Marines add new suspension systems to MRAPs

By on Thursday, March 17th, 2011

An independent suspension system was recently added to two vehicles in I Marine Expeditionary Headquarters Group’s fleet of vehicles, increasing terrain navigability and vehicle reliability.

The ISS increases Mine Resistant Ambushed Protected vehicles reliability and improves rough-terrain navigation.

With continued operations in Afghanistan came the need for a better suspension system for the MRAP. Road transportation is difficult in Afghanistan, as most paths or modest highways are no more than unpaved roads and dirt trails. The addition of the ISS brings more transportation capabilities and increased comfort.

“It handles better, feels better and is easier to control,” said Master Sgt. Paul Jones, motor transportation chief with I MHG. “It’s better because it can sustain more weight and is capable of taking IED (improvised explosive device) hits and still perform.”

The upgraded suspension provides a better platform for the MRAP. It absorbs the rough terrain better than the straight-axle suspension currently in the other six MRAPs here.

Another added feature of the ISS is the remote inflation and deflation system. A driver can lower or increase tire pressure depending on the surface of terrain they are driving on, increasing maneuverability.

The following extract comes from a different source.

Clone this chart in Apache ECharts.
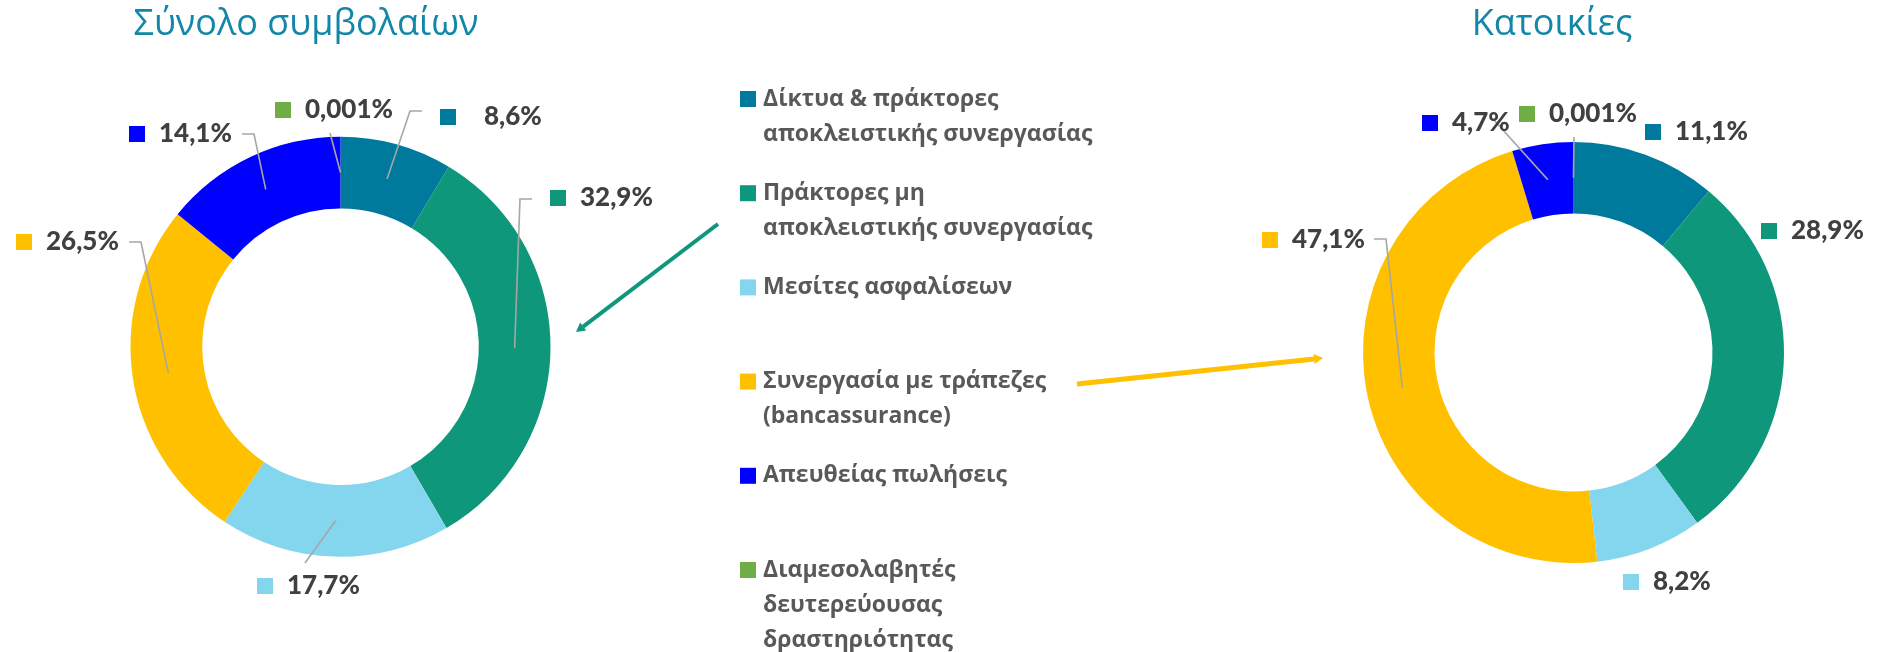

“The maneuverability and handling it gives the operator establishes more confidence in the vehicle,” Jones said. “It doesn’t feel like it will tip over on rough roads.”

With these added features comes added training to the schedule. Just like any other vehicle in their fleet, motor transportation operators must receive a certain amount of behind-the-wheel training to be qualified to drive it.

Fortunately, they only need 50 refresher miles to be completely up to date with the new suspension, said Cpl. Joshua Jones, licensing noncommissioned officer at MHG motor transportation.

The new addition to motor transportation’s fleet is significant for the unit. They are now capable of training the Marines here with the tools used forward so there is no training delay once in theater.

“The MRAP is an awesome vehicle,” said Cpl. Jones. “I feel you are most protected in it. The only down fall was the rough ride.”